**** GIVEN DATA ****

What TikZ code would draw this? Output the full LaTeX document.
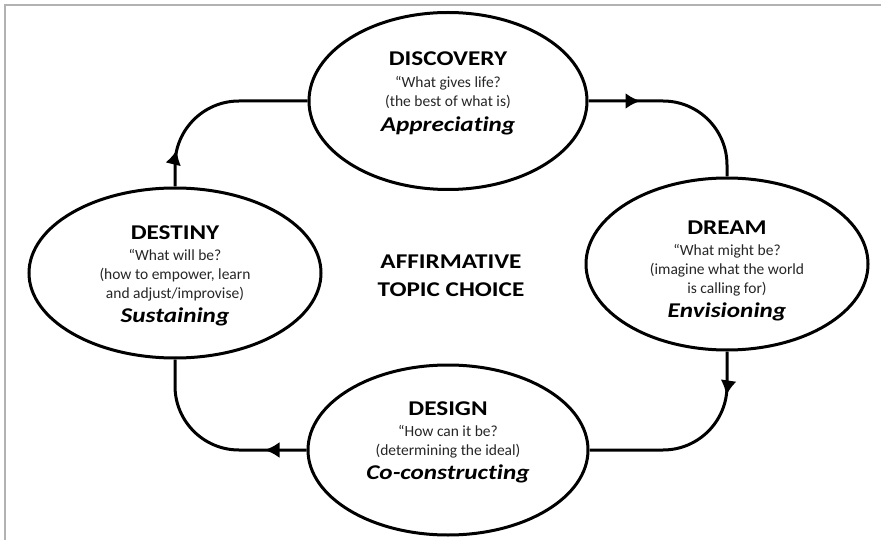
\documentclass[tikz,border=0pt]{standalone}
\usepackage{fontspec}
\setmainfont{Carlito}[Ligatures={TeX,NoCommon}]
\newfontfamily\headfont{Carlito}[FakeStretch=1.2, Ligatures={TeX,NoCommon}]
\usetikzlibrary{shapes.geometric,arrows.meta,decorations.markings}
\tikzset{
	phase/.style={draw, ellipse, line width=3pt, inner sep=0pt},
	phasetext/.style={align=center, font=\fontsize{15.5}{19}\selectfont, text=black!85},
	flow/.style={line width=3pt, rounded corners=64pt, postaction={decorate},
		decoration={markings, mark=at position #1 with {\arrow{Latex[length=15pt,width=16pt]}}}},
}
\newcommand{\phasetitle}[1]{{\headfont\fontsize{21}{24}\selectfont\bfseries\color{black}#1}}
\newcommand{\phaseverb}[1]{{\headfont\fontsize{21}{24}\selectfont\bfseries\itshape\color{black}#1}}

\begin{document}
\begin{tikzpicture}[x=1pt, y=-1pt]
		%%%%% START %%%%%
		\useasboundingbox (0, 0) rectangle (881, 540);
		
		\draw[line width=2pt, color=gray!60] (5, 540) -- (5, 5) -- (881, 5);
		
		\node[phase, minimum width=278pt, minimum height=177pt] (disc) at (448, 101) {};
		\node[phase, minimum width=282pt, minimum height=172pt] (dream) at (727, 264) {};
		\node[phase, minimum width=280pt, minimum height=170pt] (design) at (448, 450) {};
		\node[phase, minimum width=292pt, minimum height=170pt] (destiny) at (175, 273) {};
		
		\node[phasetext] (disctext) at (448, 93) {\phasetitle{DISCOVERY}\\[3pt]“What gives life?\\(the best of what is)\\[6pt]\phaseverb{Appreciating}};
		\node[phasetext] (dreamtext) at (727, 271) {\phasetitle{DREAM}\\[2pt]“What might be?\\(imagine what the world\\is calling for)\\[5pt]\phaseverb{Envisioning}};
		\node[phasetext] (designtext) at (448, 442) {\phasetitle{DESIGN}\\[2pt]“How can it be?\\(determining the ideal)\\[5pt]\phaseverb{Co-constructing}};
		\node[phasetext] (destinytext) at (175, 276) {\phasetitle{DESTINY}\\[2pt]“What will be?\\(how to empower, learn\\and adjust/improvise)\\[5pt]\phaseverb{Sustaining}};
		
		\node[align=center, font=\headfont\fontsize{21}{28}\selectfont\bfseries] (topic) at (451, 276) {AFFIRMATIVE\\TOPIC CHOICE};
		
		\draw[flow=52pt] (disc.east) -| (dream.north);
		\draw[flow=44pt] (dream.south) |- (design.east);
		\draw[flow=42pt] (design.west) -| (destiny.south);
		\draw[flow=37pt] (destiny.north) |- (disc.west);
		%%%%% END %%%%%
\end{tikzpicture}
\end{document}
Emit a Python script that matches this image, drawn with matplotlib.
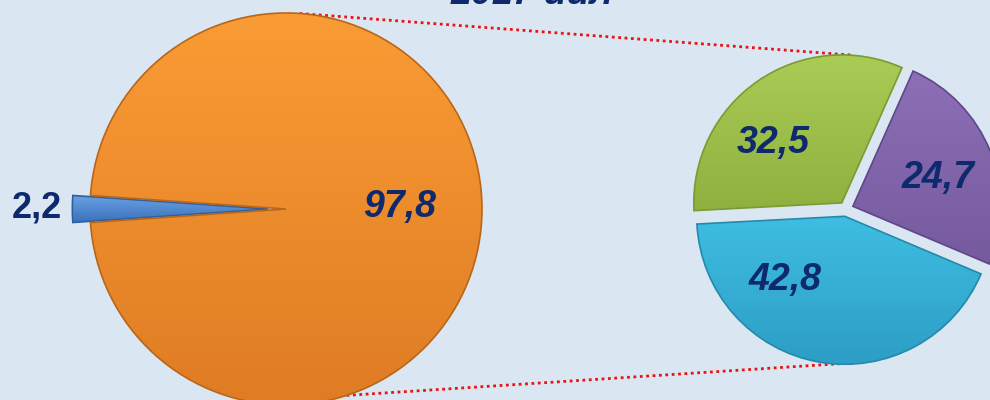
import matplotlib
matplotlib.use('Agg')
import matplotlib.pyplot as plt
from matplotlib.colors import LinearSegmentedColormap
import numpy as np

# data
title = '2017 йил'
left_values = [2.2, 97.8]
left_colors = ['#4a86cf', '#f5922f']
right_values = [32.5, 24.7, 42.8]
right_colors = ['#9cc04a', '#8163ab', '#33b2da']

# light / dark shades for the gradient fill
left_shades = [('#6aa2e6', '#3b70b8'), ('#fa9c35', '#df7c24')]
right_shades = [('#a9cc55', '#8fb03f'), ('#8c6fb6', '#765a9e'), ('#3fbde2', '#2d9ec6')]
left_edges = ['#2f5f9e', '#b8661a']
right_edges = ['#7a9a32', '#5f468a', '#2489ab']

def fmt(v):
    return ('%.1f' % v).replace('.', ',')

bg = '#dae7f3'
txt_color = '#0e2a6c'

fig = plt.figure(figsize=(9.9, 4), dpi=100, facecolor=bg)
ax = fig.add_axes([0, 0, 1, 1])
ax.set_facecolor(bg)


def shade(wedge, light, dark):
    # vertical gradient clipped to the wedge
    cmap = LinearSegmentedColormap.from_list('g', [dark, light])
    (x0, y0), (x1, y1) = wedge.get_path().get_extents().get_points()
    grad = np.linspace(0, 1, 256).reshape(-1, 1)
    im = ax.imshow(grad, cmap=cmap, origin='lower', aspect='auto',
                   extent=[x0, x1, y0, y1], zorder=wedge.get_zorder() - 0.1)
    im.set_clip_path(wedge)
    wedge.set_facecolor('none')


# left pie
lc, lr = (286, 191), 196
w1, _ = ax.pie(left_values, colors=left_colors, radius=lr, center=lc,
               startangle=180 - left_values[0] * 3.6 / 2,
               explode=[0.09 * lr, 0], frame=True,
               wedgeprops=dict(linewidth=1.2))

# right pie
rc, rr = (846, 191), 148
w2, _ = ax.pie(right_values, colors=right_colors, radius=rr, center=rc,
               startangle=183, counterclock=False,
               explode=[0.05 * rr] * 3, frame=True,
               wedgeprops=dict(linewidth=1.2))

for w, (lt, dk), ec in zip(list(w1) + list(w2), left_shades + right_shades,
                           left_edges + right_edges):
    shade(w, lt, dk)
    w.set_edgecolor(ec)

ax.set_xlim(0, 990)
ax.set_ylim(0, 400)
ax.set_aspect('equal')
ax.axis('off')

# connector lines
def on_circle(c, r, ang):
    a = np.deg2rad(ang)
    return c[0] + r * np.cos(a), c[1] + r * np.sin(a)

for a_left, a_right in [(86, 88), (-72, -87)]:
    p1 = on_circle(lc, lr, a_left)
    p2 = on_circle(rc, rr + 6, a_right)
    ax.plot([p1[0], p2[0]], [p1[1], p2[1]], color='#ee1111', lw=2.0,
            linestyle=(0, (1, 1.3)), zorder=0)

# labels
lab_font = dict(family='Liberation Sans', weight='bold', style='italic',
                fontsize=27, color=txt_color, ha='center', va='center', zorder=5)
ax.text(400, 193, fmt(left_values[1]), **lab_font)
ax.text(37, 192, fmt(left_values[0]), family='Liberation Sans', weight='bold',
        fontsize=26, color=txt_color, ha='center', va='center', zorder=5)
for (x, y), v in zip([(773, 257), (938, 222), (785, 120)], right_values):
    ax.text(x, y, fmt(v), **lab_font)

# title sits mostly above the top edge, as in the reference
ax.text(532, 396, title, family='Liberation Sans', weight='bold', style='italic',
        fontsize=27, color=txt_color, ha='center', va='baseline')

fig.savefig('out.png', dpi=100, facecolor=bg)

****

WRITTEN REQUEST: Transcribe every line from the records above without alteration, and leave out the images.

TASK SOLUTION:
What TikZ code would draw this? Output the full LaTeX document.
\documentclass[tikz,border=0pt]{standalone}
\usepackage{fontspec}
\setmainfont{Carlito}[Ligatures={TeX,NoCommon}]
\newfontfamily\headfont{Carlito}[FakeStretch=1.2, Ligatures={TeX,NoCommon}]
\usetikzlibrary{shapes.geometric,arrows.meta,decorations.markings}
\tikzset{
	phase/.style={draw, ellipse, line width=3pt, inner sep=0pt},
	phasetext/.style={align=center, font=\fontsize{15.5}{19}\selectfont, text=black!85},
	flow/.style={line width=3pt, rounded corners=64pt, postaction={decorate},
		decoration={markings, mark=at position #1 with {\arrow{Latex[length=15pt,width=16pt]}}}},
}
\newcommand{\phasetitle}[1]{{\headfont\fontsize{21}{24}\selectfont\bfseries\color{black}#1}}
\newcommand{\phaseverb}[1]{{\headfont\fontsize{21}{24}\selectfont\bfseries\itshape\color{black}#1}}

\begin{document}
\begin{tikzpicture}[x=1pt, y=-1pt]
		%%%%% START %%%%%
		\useasboundingbox (0, 0) rectangle (881, 540);
		
		\draw[line width=2pt, color=gray!60] (5, 540) -- (5, 5) -- (881, 5);
		
		\node[phase, minimum width=278pt, minimum height=177pt] (disc) at (448, 101) {};
		\node[phase, minimum width=282pt, minimum height=172pt] (dream) at (727, 264) {};
		\node[phase, minimum width=280pt, minimum height=170pt] (design) at (448, 450) {};
		\node[phase, minimum width=292pt, minimum height=170pt] (destiny) at (175, 273) {};
		
		\node[phasetext] (disctext) at (448, 93) {\phasetitle{DISCOVERY}\\[3pt]“What gives life?\\(the best of what is)\\[6pt]\phaseverb{Appreciating}};
		\node[phasetext] (dreamtext) at (727, 271) {\phasetitle{DREAM}\\[2pt]“What might be?\\(imagine what the world\\is calling for)\\[5pt]\phaseverb{Envisioning}};
		\node[phasetext] (designtext) at (448, 442) {\phasetitle{DESIGN}\\[2pt]“How can it be?\\(determining the ideal)\\[5pt]\phaseverb{Co-constructing}};
		\node[phasetext] (destinytext) at (175, 276) {\phasetitle{DESTINY}\\[2pt]“What will be?\\(how to empower, learn\\and adjust/improvise)\\[5pt]\phaseverb{Sustaining}};
		
		\node[align=center, font=\headfont\fontsize{21}{28}\selectfont\bfseries] (topic) at (451, 276) {AFFIRMATIVE\\TOPIC CHOICE};
		
		\draw[flow=52pt] (disc.east) -| (dream.north);
		\draw[flow=44pt] (dream.south) |- (design.east);
		\draw[flow=42pt] (design.west) -| (destiny.south);
		\draw[flow=37pt] (destiny.north) |- (disc.west);
		%%%%% END %%%%%
\end{tikzpicture}
\end{document}
Emit a Python script that matches this image, drawn with matplotlib.
import matplotlib
matplotlib.use('Agg')
import matplotlib.pyplot as plt
from matplotlib.colors import LinearSegmentedColormap
import numpy as np

# data
title = '2017 йил'
left_values = [2.2, 97.8]
left_colors = ['#4a86cf', '#f5922f']
right_values = [32.5, 24.7, 42.8]
right_colors = ['#9cc04a', '#8163ab', '#33b2da']

# light / dark shades for the gradient fill
left_shades = [('#6aa2e6', '#3b70b8'), ('#fa9c35', '#df7c24')]
right_shades = [('#a9cc55', '#8fb03f'), ('#8c6fb6', '#765a9e'), ('#3fbde2', '#2d9ec6')]
left_edges = ['#2f5f9e', '#b8661a']
right_edges = ['#7a9a32', '#5f468a', '#2489ab']

def fmt(v):
    return ('%.1f' % v).replace('.', ',')

bg = '#dae7f3'
txt_color = '#0e2a6c'

fig = plt.figure(figsize=(9.9, 4), dpi=100, facecolor=bg)
ax = fig.add_axes([0, 0, 1, 1])
ax.set_facecolor(bg)


def shade(wedge, light, dark):
    # vertical gradient clipped to the wedge
    cmap = LinearSegmentedColormap.from_list('g', [dark, light])
    (x0, y0), (x1, y1) = wedge.get_path().get_extents().get_points()
    grad = np.linspace(0, 1, 256).reshape(-1, 1)
    im = ax.imshow(grad, cmap=cmap, origin='lower', aspect='auto',
                   extent=[x0, x1, y0, y1], zorder=wedge.get_zorder() - 0.1)
    im.set_clip_path(wedge)
    wedge.set_facecolor('none')


# left pie
lc, lr = (286, 191), 196
w1, _ = ax.pie(left_values, colors=left_colors, radius=lr, center=lc,
               startangle=180 - left_values[0] * 3.6 / 2,
               explode=[0.09 * lr, 0], frame=True,
               wedgeprops=dict(linewidth=1.2))

# right pie
rc, rr = (846, 191), 148
w2, _ = ax.pie(right_values, colors=right_colors, radius=rr, center=rc,
               startangle=183, counterclock=False,
               explode=[0.05 * rr] * 3, frame=True,
               wedgeprops=dict(linewidth=1.2))

for w, (lt, dk), ec in zip(list(w1) + list(w2), left_shades + right_shades,
                           left_edges + right_edges):
    shade(w, lt, dk)
    w.set_edgecolor(ec)

ax.set_xlim(0, 990)
ax.set_ylim(0, 400)
ax.set_aspect('equal')
ax.axis('off')

# connector lines
def on_circle(c, r, ang):
    a = np.deg2rad(ang)
    return c[0] + r * np.cos(a), c[1] + r * np.sin(a)

for a_left, a_right in [(86, 88), (-72, -87)]:
    p1 = on_circle(lc, lr, a_left)
    p2 = on_circle(rc, rr + 6, a_right)
    ax.plot([p1[0], p2[0]], [p1[1], p2[1]], color='#ee1111', lw=2.0,
            linestyle=(0, (1, 1.3)), zorder=0)

# labels
lab_font = dict(family='Liberation Sans', weight='bold', style='italic',
                fontsize=27, color=txt_color, ha='center', va='center', zorder=5)
ax.text(400, 193, fmt(left_values[1]), **lab_font)
ax.text(37, 192, fmt(left_values[0]), family='Liberation Sans', weight='bold',
        fontsize=26, color=txt_color, ha='center', va='center', zorder=5)
for (x, y), v in zip([(773, 257), (938, 222), (785, 120)], right_values):
    ax.text(x, y, fmt(v), **lab_font)

# title sits mostly above the top edge, as in the reference
ax.text(532, 396, title, family='Liberation Sans', weight='bold', style='italic',
        fontsize=27, color=txt_color, ha='center', va='baseline')

fig.savefig('out.png', dpi=100, facecolor=bg)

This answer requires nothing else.